[What you are asked to do]:
Find, in the records below, the line that contains "Emit a Python" and the line that contains "plt.rcParams['hatch.linewidth'] = 0.5". Copy those two lines and everything between them exactly, but not the pictures.
■ ■ ■ ■ ■
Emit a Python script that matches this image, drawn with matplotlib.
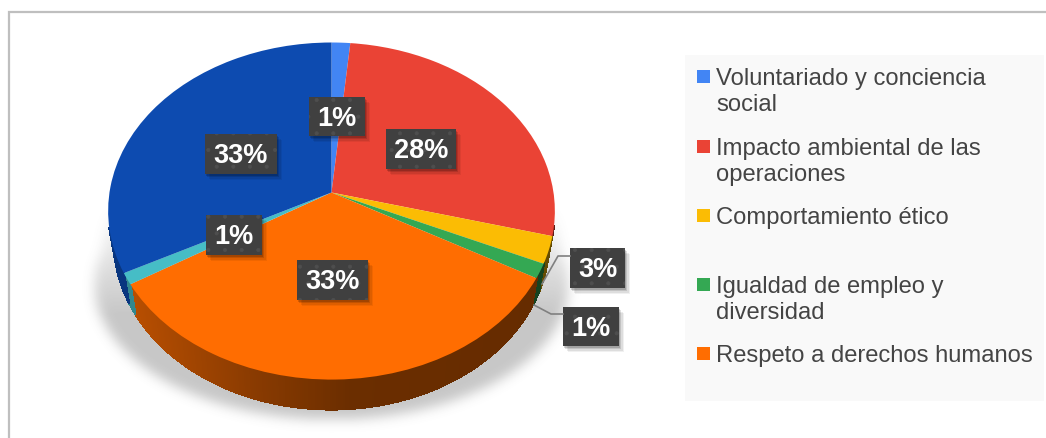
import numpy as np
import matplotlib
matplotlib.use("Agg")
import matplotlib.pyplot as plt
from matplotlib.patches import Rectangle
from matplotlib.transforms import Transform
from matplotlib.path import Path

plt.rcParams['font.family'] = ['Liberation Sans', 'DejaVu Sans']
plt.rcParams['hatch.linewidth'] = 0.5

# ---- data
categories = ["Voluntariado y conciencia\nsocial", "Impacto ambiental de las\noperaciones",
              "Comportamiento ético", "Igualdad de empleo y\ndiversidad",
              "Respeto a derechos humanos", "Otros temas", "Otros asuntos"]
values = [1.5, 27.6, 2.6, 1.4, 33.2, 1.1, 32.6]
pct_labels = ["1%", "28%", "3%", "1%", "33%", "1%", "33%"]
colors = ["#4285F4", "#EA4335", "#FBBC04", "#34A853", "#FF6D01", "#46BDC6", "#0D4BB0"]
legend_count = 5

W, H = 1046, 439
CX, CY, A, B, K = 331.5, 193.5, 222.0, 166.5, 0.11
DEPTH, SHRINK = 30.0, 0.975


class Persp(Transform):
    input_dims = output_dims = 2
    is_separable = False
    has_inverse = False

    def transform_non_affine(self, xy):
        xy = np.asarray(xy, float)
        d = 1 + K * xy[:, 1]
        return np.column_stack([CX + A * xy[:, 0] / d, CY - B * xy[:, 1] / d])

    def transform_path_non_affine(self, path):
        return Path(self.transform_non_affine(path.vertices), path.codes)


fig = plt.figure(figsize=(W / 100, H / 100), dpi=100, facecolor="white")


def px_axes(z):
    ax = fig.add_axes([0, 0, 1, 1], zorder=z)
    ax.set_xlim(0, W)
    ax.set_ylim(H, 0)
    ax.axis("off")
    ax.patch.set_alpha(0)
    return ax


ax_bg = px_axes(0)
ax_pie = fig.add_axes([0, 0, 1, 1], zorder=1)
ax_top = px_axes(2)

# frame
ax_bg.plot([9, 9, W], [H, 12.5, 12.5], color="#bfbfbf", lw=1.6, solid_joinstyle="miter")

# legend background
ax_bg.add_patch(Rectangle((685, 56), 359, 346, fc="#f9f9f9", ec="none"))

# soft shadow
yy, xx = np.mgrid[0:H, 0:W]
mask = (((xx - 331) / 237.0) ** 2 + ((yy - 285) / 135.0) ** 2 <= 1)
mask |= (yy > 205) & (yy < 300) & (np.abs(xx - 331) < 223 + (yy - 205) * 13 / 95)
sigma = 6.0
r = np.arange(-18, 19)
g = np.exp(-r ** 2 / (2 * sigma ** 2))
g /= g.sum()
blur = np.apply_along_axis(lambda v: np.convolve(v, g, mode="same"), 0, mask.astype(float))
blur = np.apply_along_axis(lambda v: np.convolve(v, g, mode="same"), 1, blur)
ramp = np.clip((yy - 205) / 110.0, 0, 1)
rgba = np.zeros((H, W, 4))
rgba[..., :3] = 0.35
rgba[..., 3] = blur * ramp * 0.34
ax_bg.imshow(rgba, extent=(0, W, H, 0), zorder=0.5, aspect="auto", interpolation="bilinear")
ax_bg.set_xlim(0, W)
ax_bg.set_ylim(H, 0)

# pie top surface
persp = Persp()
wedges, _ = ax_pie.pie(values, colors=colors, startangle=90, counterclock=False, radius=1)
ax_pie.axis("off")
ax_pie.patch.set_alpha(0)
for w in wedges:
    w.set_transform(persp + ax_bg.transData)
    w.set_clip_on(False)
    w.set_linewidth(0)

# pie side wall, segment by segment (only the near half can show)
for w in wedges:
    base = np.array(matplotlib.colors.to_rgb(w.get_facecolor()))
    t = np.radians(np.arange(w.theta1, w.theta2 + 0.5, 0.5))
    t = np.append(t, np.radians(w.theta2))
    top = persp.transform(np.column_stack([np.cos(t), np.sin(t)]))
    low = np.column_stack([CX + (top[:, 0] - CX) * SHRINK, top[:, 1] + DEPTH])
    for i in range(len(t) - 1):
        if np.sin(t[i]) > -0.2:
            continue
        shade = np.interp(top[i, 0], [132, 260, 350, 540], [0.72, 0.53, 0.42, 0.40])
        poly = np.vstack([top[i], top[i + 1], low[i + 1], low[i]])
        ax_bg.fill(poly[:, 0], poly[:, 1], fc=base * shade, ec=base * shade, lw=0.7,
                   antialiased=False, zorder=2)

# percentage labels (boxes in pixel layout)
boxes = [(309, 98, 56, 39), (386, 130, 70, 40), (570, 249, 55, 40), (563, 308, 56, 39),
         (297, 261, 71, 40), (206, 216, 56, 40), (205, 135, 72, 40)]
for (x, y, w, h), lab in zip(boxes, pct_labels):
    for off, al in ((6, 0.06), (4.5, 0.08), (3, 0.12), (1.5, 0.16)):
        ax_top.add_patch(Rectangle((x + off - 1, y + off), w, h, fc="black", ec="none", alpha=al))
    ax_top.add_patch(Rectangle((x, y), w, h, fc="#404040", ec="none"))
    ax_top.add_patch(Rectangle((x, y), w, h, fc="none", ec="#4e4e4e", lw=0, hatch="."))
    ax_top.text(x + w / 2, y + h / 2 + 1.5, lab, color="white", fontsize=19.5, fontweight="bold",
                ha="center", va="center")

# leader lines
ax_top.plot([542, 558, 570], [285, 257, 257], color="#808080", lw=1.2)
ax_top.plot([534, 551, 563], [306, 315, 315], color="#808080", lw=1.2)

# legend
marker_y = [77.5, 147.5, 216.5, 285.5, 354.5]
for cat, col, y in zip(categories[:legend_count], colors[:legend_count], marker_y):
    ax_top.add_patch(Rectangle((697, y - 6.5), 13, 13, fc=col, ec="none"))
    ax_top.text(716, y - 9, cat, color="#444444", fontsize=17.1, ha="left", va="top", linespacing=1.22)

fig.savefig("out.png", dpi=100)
■ ■ ■ ■ ■
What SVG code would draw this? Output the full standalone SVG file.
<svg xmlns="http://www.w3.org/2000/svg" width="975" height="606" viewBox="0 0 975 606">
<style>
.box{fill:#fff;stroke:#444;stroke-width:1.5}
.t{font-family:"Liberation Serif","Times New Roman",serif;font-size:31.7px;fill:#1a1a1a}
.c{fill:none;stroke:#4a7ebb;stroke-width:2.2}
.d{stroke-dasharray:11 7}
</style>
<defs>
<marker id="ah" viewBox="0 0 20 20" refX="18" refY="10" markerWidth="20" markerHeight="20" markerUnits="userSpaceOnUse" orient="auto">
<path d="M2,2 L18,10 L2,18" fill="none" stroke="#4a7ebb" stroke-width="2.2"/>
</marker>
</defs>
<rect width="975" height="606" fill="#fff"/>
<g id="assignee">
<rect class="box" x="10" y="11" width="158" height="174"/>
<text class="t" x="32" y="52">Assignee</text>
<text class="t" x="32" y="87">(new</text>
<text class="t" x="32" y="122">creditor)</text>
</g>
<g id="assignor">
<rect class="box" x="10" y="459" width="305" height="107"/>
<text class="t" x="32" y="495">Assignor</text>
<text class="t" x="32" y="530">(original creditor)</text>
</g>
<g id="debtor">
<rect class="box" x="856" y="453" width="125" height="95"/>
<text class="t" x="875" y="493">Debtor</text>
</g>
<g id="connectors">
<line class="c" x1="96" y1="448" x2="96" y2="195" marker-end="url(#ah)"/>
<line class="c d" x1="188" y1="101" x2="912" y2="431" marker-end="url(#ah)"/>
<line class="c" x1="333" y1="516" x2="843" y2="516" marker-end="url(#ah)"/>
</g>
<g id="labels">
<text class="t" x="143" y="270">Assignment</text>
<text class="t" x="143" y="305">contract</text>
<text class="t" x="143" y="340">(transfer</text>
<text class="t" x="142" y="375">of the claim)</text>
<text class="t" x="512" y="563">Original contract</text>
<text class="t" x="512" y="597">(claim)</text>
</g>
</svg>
■ ■ ■ ■ ■
[Solution to the problem]:
Emit a Python script that matches this image, drawn with matplotlib.
import numpy as np
import matplotlib
matplotlib.use("Agg")
import matplotlib.pyplot as plt
from matplotlib.patches import Rectangle
from matplotlib.transforms import Transform
from matplotlib.path import Path

plt.rcParams['font.family'] = ['Liberation Sans', 'DejaVu Sans']
plt.rcParams['hatch.linewidth'] = 0.5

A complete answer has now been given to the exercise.